1. A shaving unit for a dry-shaving apparatus, the shaving unit comprising an external first cutting member having an annular wall portion with hair-entry apertures, and an internal second cutting member which is cooperable with the first cutting member and which comprises a ring of cutters, which second cutting member can be driven relative to the first cutting member so as to perform an oscillatory rotational movement, characterized in that the first and second cutting members are interconnected by at least two resilient elements, each of which has an end connected to the first cutting member and an end connected to the second cutting member and which are so arranged that their elastic properties will permit the oscillatory rotational movement of the second cutting member, but which are rigid in directions extending substantially parallel to and radially of the rotational axis of the second cutting member.

2. A shaving unit as claimed in claim 1, characterized in that the first and second cutting members are interconnected by two resilient elements in the form of blade springs which extend substantially radially of the rotational axis of the second cutting member and which intersect each other at right angles.

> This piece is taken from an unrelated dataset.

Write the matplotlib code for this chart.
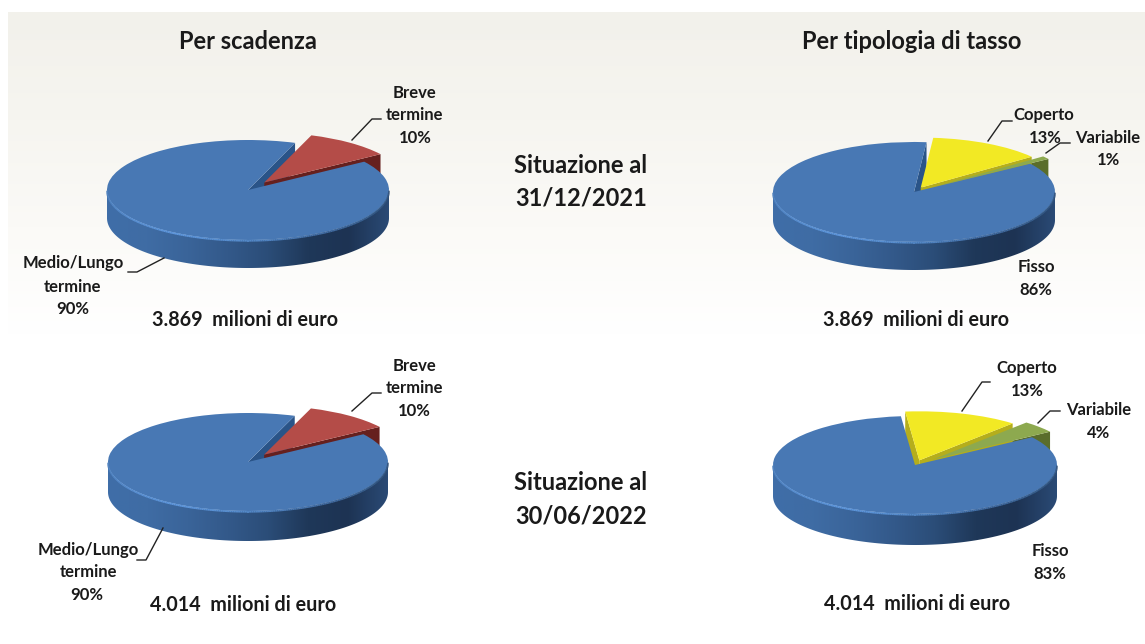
import numpy as np
import matplotlib
matplotlib.use('Agg')
import matplotlib.pyplot as plt
from matplotlib.patches import Polygon
from matplotlib.colors import LinearSegmentedColormap
from matplotlib.collections import LineCollection

plt.rcParams['font.family'] = ['Lato', 'DejaVu Sans']

W, H = 1145, 644

# valori (primo spicchio = blu, poi in senso antiorario)
scad_2021 = [90, 10]
scad_2022 = [90, 10]
tasso_2021 = [86, 1, 13]
tasso_2022 = [83, 4, 13]

titoli = ['Per scadenza', 'Per tipologia di tasso']
situazioni = [['Situazione al', '31/12/2021'], ['Situazione al', '30/06/2022']]
totali = ['3.869  milioni di euro', '3.869  milioni di euro',
          '4.014  milioni di euro', '4.014  milioni di euro']

col_scad = ['#4878b4', '#b44c48']
col_tasso = ['#4878b4', '#8da94f', '#f2e924']
col_scad_dark = ['#2a5488', '#66201e']
col_tasso_dark = ['#2a5488', '#5a6d2b', '#b5ae1c']

blue_wall = LinearSegmentedColormap.from_list(
    'wall', ['#3f6ea8', '#3f6ca4', '#3a6499', '#33598a', '#2b4d78', '#1f3859', '#1d3353', '#2a4a75'])
rim = LinearSegmentedColormap.from_list(
    'rim', ['#4c7fbc', '#5a90d2', '#5f98de', '#5489c8', '#446fa6', '#38608f', '#2c4d76'])


def torta(fig, vals, colors, darks, cx, cy, rx, ry, depth, explode):
    # l'asse contiene l'ellisse con raggio 1 in coordinate dati
    d = depth / ry
    xlim = (-1.3, 1.3)
    ylim = (-1.3 - d, 1.5)
    left = cx + xlim[0] * rx
    bottom = H - (cy - ylim[0] * ry)
    ax = fig.add_axes([left / W, bottom / H,
                       (xlim[1] - xlim[0]) * rx / W, (ylim[1] - ylim[0]) * ry / H])
    start = 394.5 - 3.6 * vals[0]
    wedges, _ = ax.pie(vals, colors=colors, startangle=start, explode=explode,
                       wedgeprops=dict(linewidth=0))
    ax.set_aspect('auto')
    ax.set_xlim(xlim)
    ax.set_ylim(ylim)

    for i, w in enumerate(wedges):
        (x0, y0) = w.center
        t1, t2 = w.theta1, w.theta2
        w.set_zorder(5 if i == 0 else 3 + i * 0.1)

        # pareti radiali visibili solo se rivolte verso chi guarda
        for t, vis in ((t1, np.cos(np.radians(t1)) > 0), (t2, np.cos(np.radians(t2)) < 0)):
            if not vis:
                continue
            px = x0 + np.cos(np.radians(t))
            py = y0 + np.sin(np.radians(t))
            ax.add_patch(Polygon([(x0, y0), (px, py), (px, py - d), (x0, y0 - d)],
                                 closed=True, fc=darks[i], ec='none',
                                 zorder=2 + i * 0.1))

    # parete frontale dello spicchio principale, con sfumatura
    a = np.radians(np.linspace(180, 360, 200))
    xs, ys = np.cos(a), np.sin(a)
    wall = Polygon(np.r_[np.c_[xs, ys], np.c_[xs, ys - d][::-1]], closed=True,
                   fc='none', ec='none', transform=ax.transData)
    ax.add_patch(wall)
    grad = np.linspace(0, 1, 256).reshape(1, -1)
    im = ax.imshow(grad, extent=(-1, 1, -1 - d, 0), cmap=blue_wall, aspect='auto', zorder=4)
    im.set_clip_path(wall)
    ax.set_aspect('auto')
    ax.set_xlim(xlim)
    ax.set_ylim(ylim)

    # bordo chiaro sul davanti della faccia superiore
    pts = np.c_[xs, ys - 0.015]
    segs = np.stack([pts[:-1], pts[1:]], axis=1)
    lc = LineCollection(segs, cmap=rim, array=np.linspace(0, 1, len(segs)),
                        linewidths=1.3, zorder=6)
    ax.add_collection(lc)
    return ax


fig = plt.figure(figsize=(W / 100, H / 100), dpi=100, facecolor='white')

# sfondo
bg = fig.add_axes([0, 0, 1, 1], zorder=0)
bg.set_xlim(0, W)
bg.set_ylim(H, 0)
bg.axis('off')
beige = LinearSegmentedColormap.from_list('bg', ['#f2f1eb', '#f6f5f0', '#fbfaf7', '#ffffff'])
bg.imshow(np.linspace(0, 1, 256).reshape(-1, 1), extent=(8, W, 335, 12), cmap=beige, aspect='auto')
bg.set_xlim(0, W)
bg.set_ylim(H, 0)

torta(fig, scad_2021, col_scad, col_scad_dark, 248, 190, 141, 50, 28, [0, 0.19])
torta(fig, tasso_2021, col_tasso, col_tasso_dark, 914, 192, 141, 50, 28, [0, 0.16, 0.1])
torta(fig, scad_2022, col_scad, col_scad_dark, 248, 462, 140, 49, 30, [0, 0.19])
torta(fig, tasso_2022, col_tasso, col_tasso_dark, 915, 465, 142, 49, 31, [0, 0.17, 0.1])

# testi e linee guida in pixel
ov = fig.add_axes([0, 0, 1, 1], zorder=10)
ov.set_xlim(0, W)
ov.set_ylim(H, 0)
ov.axis('off')
ov.patch.set_alpha(0)


def txt(x, y, s, size=12):
    ov.text(x, y, s, ha='center', va='center', fontsize=size, fontweight='bold', color='#1a1a1a')


txt(248, 41, titoli[0], 17)
txt(912, 41, titoli[1], 17)
txt(581, 165, situazioni[0][0], 17)
txt(581, 198, situazioni[0][1], 17)
txt(581, 482, situazioni[1][0], 17)
txt(581, 516, situazioni[1][1], 17)
txt(245, 320, totali[0], 14.2)
txt(916, 320, totali[1], 14.2)
txt(243, 605, totali[2], 14.2)
txt(917, 604, totali[3], 14.2)

etichette = [
    (415, 93, 'Breve'), (415, 115, 'termine'), (415, 138, '10%'),
    (73, 263, 'Medio/Lungo'), (73, 287, 'termine'), (73, 309, '90%'),
    (1044, 115, 'Coperto'), (1045, 138, '13%'),
    (1108, 138, 'Variabile'), (1108, 160, '1%'),
    (1036, 267, 'Fisso'), (1036, 290, '86%'),
    (414, 366, 'Breve'), (414, 388, 'termine'), (414, 411, '10%'),
    (88, 550, 'Medio/Lungo'), (88, 572, 'termine'), (87, 595, '90%'),
    (1027, 368, 'Coperto'), (1027, 391, '13%'),
    (1099, 410, 'Variabile'), (1099, 433, '4%'),
    (1050, 551, 'Fisso'), (1050, 574, '83%'),
]
for x, y, s in etichette:
    txt(x, y, s)

guide = [
    [(352, 140), (372, 119), (381, 119)],
    [(164, 258), (137, 272), (128, 272)],
    [(988, 141), (1002, 121), (1012, 121)],
    [(1046, 153), (1060, 143), (1070, 143)],
    [(352, 411), (372, 393), (381, 393)],
    [(163, 528), (146, 560), (137, 560)],
    [(962, 411), (982, 382), (990, 382)],
    [(1038, 423), (1050, 411), (1060, 411)],
]
for g in guide:
    ov.plot(*zip(*g), color='#222222', lw=1.0)

fig.savefig('out.png', dpi=100)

3. A shaving unit as claimed in claim 1, characterized in that the first and second cutting members are interconnected by two resilient elements in the form of U-shaped blade springs which are arranged on diametrically opposite sides of the rotational axis of the second cutting member and each of which has two limbs extending in directions substantially parallel to this axis and connected one to each cutting member.

4. A shaving unit as claimed in claim 1, characterized in that the second cutting member is rigidly connected to the rotor of a drive motor.

5. A shaving apparatus comprising a plurality of shaving units as claimed in claim 1, characterized in that the second cutting members are coupled to a drive motor by means of a common coupling member.